Josephine Sticker

Personal information
- Nickname: "Fini"
- National team: Austria
- Born: July 7, 1894 Vienna, Austria-Hungary
- Died: September 10, 1963 (aged 69) Vienna, Austria

Sport
- Sport: Swimming
- Strokes: Freestyle
- Club: Wien Club, Vienna
- Coach: Otto Scheff (1912 Olympics)

Medal record
Representing Austria
Olympic Games
| Bronze medal – third place | 1912 Stockholm | 4×100 m freestyle |

= Josephine Sticker =

Austrian swimmer

Josephine "Fini" Sticker (July 7, 1894 - September 10, 1963) was an Austrian freestyle swimmer, born in Vienna, who competed in the 1912 Summer Olympics.

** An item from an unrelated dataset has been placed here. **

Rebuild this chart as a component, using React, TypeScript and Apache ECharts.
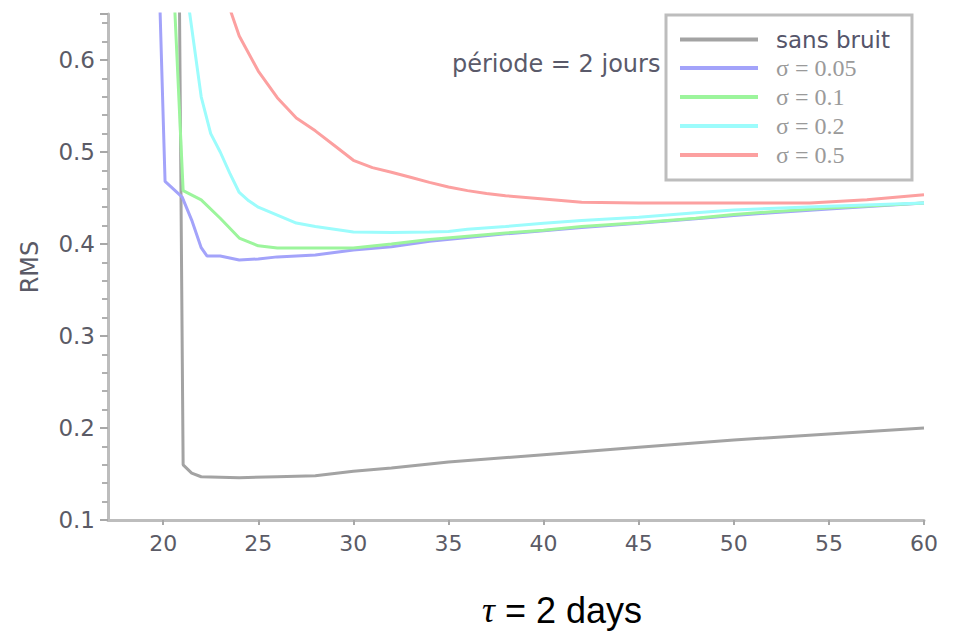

Sticker was born July 7, 1894 into a Jewish family in Vienna, Austria-Hungary, and swam for the Wien Club in Viena, known officially as Damenschwimmklub.

== 1912 Stockholm Olympics ==
The 1912 Olympics were the first Olympics where woman were allowed to compete. The Austrian women's team were trained for the 1912 Olympics by attorney and former swimmer Otto Scheff, a 1907 World Champion, and holder of a bronze medal in the 1908 London Olympics. Sticker won the bronze medal in the 4×100 m freestyle relay event on July 15, 1912 becoming one of the first Austrian women to win an Olympic medal. Sticker swam the third leg of the relay with her teammates Margarete Adler, Klara Milch and Berta Zahourek. Both Adler and Milch were also considered by a few sources to be of the Jewish faith. The team from Great Britain took the gold medal with a combined time of 5:52.8, and the German team took the Silver with a combined time of 6:04.6.

Sticker also participated in the 100 metre freestyle competition, swimming a time of 1:31.8 finishing fourth in the third preliminary heat and did not advance to the semi-finals. Australian Fanny Durack took the gold with a 1:22.2, and Australian Mina Wylie took the silver with a time of 1:25.4.

Sticker died at 69 on September 10, 1963 in Vienna, Austria.